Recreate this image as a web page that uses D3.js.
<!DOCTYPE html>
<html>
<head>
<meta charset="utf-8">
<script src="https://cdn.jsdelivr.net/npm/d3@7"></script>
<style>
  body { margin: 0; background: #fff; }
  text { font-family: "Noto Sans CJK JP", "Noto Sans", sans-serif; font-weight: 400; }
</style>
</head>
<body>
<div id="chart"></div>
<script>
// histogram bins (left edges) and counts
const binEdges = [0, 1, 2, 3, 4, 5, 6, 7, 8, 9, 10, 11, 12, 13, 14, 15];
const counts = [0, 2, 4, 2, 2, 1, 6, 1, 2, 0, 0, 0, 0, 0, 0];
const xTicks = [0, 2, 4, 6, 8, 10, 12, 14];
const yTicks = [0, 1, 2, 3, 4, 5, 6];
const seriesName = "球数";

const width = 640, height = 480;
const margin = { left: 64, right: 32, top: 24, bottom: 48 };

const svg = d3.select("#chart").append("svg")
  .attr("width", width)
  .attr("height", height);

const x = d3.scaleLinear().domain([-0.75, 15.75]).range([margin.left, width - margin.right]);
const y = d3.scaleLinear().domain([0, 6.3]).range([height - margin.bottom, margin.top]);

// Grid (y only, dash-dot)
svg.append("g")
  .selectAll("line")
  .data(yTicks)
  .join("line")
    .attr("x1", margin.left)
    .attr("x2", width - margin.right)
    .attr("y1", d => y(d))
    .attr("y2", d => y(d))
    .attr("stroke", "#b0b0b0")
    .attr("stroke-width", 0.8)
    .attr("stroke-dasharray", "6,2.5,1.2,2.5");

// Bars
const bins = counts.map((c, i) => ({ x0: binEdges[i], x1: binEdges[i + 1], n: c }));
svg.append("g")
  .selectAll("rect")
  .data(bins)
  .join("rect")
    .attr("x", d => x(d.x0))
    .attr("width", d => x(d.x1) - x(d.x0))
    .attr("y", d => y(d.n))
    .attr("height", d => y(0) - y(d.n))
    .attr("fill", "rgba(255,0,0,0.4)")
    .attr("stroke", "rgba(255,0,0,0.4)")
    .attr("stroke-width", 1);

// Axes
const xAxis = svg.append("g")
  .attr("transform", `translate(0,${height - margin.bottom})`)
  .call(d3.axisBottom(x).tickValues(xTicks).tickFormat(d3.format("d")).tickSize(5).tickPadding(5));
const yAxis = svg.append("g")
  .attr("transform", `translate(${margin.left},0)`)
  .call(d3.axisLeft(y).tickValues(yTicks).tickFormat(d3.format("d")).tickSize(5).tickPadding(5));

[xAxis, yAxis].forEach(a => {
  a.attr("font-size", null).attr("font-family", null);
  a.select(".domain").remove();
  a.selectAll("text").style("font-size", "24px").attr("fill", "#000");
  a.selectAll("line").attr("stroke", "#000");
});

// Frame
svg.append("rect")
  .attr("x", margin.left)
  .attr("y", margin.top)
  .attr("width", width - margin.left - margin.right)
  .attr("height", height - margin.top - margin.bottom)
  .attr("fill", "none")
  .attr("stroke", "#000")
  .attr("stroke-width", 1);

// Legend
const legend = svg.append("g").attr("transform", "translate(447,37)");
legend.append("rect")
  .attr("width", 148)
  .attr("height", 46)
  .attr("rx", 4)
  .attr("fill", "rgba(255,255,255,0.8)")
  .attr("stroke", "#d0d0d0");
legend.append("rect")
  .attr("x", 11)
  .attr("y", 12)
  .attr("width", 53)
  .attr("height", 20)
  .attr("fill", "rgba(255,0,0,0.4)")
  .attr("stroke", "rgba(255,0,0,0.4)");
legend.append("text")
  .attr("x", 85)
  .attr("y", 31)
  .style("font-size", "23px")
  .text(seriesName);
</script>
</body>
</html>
---+---
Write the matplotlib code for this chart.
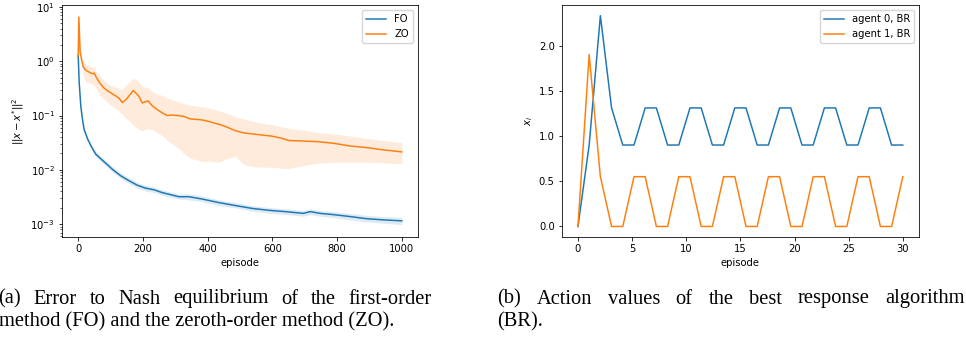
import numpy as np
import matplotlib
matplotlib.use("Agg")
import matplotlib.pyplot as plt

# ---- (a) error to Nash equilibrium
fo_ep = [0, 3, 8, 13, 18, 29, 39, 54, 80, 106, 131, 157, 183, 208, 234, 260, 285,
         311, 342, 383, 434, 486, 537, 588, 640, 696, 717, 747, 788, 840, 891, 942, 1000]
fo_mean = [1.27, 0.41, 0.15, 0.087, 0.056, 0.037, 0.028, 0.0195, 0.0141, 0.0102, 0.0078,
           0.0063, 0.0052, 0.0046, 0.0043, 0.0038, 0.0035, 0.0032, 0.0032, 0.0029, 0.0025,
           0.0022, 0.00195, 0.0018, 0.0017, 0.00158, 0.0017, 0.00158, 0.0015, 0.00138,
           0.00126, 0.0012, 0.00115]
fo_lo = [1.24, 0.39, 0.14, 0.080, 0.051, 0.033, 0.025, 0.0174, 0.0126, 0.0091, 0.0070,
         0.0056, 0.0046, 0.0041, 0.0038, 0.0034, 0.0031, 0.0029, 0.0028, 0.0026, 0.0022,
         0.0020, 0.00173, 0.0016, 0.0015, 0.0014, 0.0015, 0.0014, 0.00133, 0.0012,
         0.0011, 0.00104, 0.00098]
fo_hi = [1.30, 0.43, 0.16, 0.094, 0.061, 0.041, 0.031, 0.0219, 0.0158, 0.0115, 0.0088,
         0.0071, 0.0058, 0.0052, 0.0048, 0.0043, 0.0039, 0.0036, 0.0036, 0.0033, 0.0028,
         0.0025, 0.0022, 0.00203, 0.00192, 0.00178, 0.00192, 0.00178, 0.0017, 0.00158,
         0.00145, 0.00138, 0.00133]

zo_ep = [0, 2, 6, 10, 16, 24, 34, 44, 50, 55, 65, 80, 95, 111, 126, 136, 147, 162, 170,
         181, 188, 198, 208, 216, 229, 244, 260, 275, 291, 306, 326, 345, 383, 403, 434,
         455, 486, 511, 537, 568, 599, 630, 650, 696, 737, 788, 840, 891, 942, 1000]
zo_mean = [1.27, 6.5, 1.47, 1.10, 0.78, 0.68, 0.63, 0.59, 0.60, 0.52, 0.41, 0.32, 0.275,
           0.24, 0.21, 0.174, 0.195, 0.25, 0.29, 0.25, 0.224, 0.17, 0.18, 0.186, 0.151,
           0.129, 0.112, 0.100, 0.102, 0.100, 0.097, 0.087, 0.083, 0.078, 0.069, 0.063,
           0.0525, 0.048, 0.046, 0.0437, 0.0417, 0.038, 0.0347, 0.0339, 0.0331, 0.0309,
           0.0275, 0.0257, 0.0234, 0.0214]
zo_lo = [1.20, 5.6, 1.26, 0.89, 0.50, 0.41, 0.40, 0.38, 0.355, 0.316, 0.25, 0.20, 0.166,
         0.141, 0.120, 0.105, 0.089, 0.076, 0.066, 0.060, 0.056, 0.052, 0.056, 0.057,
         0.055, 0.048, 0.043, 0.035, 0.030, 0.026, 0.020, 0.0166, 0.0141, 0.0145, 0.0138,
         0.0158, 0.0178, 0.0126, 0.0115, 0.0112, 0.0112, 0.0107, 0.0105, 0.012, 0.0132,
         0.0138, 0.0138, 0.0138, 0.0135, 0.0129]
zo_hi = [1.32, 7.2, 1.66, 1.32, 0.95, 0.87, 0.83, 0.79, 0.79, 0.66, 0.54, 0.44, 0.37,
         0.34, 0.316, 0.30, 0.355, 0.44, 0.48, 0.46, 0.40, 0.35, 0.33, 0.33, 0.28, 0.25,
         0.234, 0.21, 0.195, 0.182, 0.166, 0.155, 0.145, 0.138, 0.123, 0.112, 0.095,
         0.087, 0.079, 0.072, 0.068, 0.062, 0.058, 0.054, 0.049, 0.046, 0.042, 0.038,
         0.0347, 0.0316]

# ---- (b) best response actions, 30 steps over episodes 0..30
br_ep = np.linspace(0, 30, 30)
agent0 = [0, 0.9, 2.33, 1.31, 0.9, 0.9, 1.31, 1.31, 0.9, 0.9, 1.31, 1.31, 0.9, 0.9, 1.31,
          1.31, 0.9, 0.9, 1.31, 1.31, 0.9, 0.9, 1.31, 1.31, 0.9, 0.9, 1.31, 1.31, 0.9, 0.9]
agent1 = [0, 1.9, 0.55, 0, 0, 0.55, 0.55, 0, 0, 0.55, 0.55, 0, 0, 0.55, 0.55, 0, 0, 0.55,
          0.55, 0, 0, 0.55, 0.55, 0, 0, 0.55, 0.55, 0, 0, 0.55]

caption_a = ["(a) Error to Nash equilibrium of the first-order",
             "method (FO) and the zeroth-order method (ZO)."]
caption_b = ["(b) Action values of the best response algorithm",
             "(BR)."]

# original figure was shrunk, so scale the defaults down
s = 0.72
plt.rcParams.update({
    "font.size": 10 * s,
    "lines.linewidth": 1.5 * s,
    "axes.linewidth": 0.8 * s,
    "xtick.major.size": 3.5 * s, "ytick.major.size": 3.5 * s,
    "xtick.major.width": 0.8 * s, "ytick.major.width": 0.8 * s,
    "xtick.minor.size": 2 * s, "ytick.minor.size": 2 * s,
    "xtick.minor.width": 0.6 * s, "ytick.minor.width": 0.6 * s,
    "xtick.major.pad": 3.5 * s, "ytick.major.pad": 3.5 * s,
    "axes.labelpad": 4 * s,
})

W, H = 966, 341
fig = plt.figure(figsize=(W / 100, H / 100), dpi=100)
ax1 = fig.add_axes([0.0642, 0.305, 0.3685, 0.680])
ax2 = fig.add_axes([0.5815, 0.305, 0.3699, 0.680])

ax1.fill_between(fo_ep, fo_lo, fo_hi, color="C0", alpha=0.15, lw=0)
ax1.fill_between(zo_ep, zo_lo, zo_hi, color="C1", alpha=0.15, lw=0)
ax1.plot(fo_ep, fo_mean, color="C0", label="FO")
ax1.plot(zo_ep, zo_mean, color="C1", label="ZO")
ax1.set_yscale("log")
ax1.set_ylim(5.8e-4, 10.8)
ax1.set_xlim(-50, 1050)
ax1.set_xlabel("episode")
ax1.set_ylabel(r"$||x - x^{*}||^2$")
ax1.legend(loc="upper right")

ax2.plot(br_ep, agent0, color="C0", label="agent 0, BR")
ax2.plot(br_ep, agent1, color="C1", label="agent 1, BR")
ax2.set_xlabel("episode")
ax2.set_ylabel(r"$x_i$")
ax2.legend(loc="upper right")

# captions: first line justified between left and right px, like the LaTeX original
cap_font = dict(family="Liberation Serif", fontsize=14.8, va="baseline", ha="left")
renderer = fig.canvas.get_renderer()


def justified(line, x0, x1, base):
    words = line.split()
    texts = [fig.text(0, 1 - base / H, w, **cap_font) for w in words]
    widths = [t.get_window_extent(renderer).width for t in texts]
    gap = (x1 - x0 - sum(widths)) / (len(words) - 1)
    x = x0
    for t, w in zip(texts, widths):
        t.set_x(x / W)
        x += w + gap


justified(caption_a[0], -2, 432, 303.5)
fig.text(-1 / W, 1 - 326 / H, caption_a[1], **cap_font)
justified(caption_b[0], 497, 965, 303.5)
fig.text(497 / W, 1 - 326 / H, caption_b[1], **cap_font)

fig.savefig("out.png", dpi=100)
---+---
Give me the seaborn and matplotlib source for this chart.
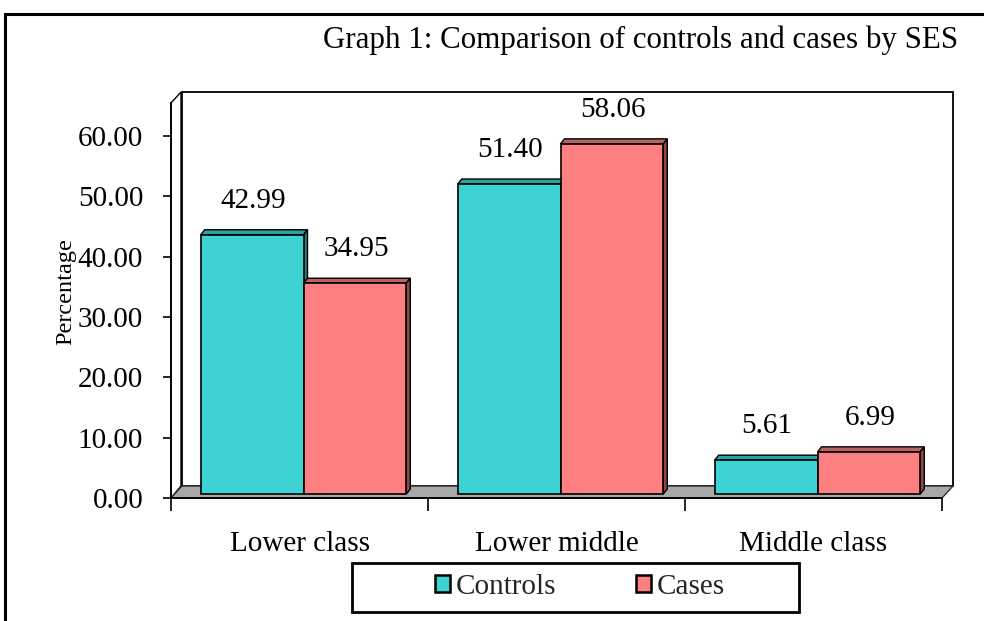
---+---
**PROBLEM TO SOLVE:**
Reproduce exactly the section that begins with the line containing "Write the matplotlib code for this chart." and ends with the line containing "import matplotlib.pyplot as plt". Both boundary lines belong in the copy, but pictures do not.

**EXERCISE SOLUTION:**
Write the matplotlib code for this chart.
import numpy as np
import matplotlib
matplotlib.use("Agg")
import matplotlib.pyplot as plt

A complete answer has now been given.